The Great Divide: Why You Must Never Mix New and Existing Home Sales Data

"We do not, under no circumstances ever mix the new home sales market... The supply and demand equilibrium for the existing home sales market is different." - Logan Motoshami

In a crucial clarification, Motoshami issues a stern warning against a common analytical error: conflating the new and existing home sales markets. He argues that treating them as one and the same leads to deeply flawed conclusions, such as claims that home prices are crashing by over 20%. The two markets operate on fundamentally different principles. The new home market is driven by builders, whom he calls "efficient sellers" that treat homes as a commodity to be moved. They adjust prices, offer incentives, and manage their production pipeline to meet demand and avoid carrying excess inventory.

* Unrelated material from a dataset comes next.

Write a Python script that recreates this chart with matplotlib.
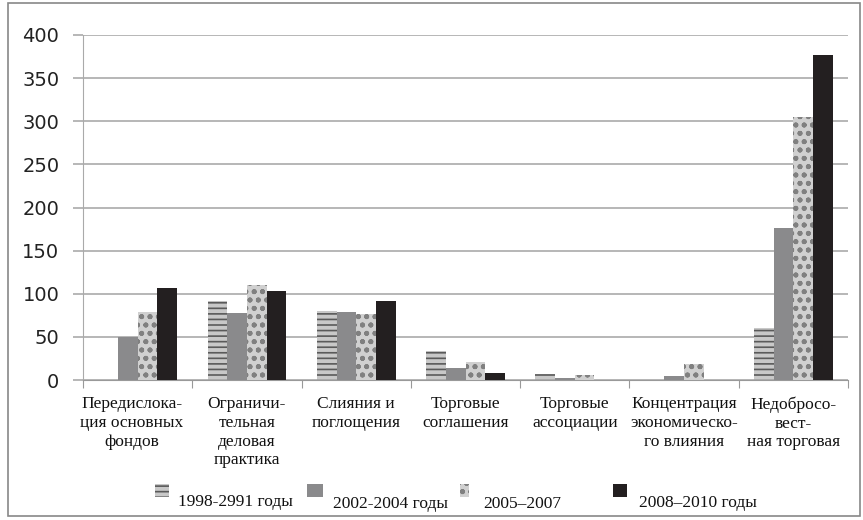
import numpy as np
import matplotlib
matplotlib.use("Agg")
import matplotlib.pyplot as plt
from matplotlib.patches import Rectangle

# data
categories = [
    "Передислока-\nция основных\nфондов",
    "Ограничи-\nтельная\nделовая\nпрактика",
    "Слияния и\nпоглощения",
    "Торговые\nсоглашения",
    "Торговые\nассоциации",
    "Концентрация\nэкономическо-\nго влияния",
    "Недобросо-\nвест-\nная торговая",
]
series_names = ["1998-2991 годы", "2002-2004 годы", "2005\u20132007", "2008\u20132010 годы"]
v_1998 = [0, 92, 80, 34, 7, 0, 60]
v_2002 = [50, 78, 79, 14, 2, 5, 176]
v_2005 = [79, 110, 77, 21, 6, 18, 305]
v_2008 = [107, 103, 92, 8, 0, 0, 377]
yticks = [0, 50, 100, 150, 200, 250, 300, 350, 400]

# styles
styles = [
    dict(facecolor="#c8c8c8", edgecolor="#5a5a5a", hatch="---", linewidth=0),
    dict(facecolor="#8a8a8c", edgecolor="#8a8a8c", linewidth=0),
    dict(facecolor="#d0d0d0", edgecolor="#808080", hatch="oo..", linewidth=0),
    dict(facecolor="#231f20", edgecolor="#231f20", linewidth=0),
]
plt.rcParams["hatch.linewidth"] = 1.2
W, H = 863, 520

fig = plt.figure(figsize=(8.63, 5.2), dpi=100)
ax = fig.add_axes([83 / W, 140 / H, 765 / W, 345 / H])

x = np.arange(len(categories))
w = 0.18
series = [v_1998, v_2002, v_2005, v_2008]
for i, (vals, st) in enumerate(zip(series, styles)):
    ax.bar(x + (i - 1.5) * w, vals, w, label=series_names[i], zorder=3, **st)

ax.set_xlim(-0.5, len(categories) - 0.5)
ax.set_ylim(0, 400)
ax.set_yticks(yticks)
ax.yaxis.grid(True, color="#aaaaaa", linewidth=1.2, zorder=0)
ax.set_axisbelow(True)
for s in ["top", "right"]:
    ax.spines[s].set_visible(False)
ax.spines["bottom"].set_color("#999999")
ax.spines["left"].set_color("#aaaaaa")
ax.tick_params(axis="y", length=7, width=1.2, color="#aaaaaa", labelsize=14,
               pad=10, labelcolor="#222222")

# category ticks between groups
ax.set_xticks(np.arange(-0.5, len(categories)))
ax.set_xticklabels([])
ax.tick_params(axis="x", length=6, color="#999999", direction="out")
label_shift = [-0.055, 0, 0, 0, 0, 0, 0]
for xi, lab, dx in zip(x, categories, label_shift):
    ax.text(xi + dx, -19, lab, ha="center", va="top", fontsize=12.5,
            family="Liberation Serif", linespacing=1.22, color="#111111")

# legend, drawn by hand as in the source figure (text sits below the swatch)
swatch_x = [155, 307, 460, 613]
swatch_w = [14, 16, 9, 14]
text_x = [178, 333, 483, 639]
text_base = [506, 508, 508, 507]
for i in range(4):
    st = dict(styles[i])
    fig.patches.append(Rectangle((swatch_x[i] / W, (H - 497) / H), swatch_w[i] / W, 13 / H,
                                 transform=fig.transFigure, **st))
    fig.text(text_x[i] / W, (H - text_base[i]) / H, series_names[i], ha="left",
             va="baseline", fontsize=12.5, family="Liberation Serif", color="#111111")

# figure border
fig.patches.append(Rectangle((8 / W, 4 / H), 852 / W, 513 / H, transform=fig.transFigure,
                             fill=False, edgecolor="#888888", linewidth=1.2))

fig.savefig("out.png", dpi=100)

In stark contrast, the existing home sales market is defined by the "human element." Homeowners are not under the same pressure as builders; they have high price expectations and can choose to delist their homes or wait for their desired price. This difference is starkly illustrated by the data: at times, the monthly supply of new homes has been 8 to 10 months, while the supply of existing homes remained historically tight at under 4 months. This divergence explains why homebuilder stocks can perform exceptionally well even when the broader resale market is sluggish. For investors, the lesson is clear: analyze each market on its own terms to avoid critical misinterpretations of price and supply trends.

Notable Quotes

Logan Motoshami: "If you're a data nerd person, you're living in a lovely time. But over the last few years we've always said the housing data typically acts better only when rates get before 6.64 down to 6%."

Logan Motoshami: "The builders are what I call efficient sellers. Where the existing home sales market has still a human element into it and they can take a very long time. Where the builders can't necessarily say, oh my God, I got eight homes here, let me delist them."

Logan Motoshami: "If there's stress in the housing market, new listings will go vertical. If you want to listen to people that talked about this rushing to sell their house and all that stuff, but had no data to verify it. Okay, that's fine... But if you're serious, if you really care about this stuff, chart Daddy's here 24/7, never sleeps."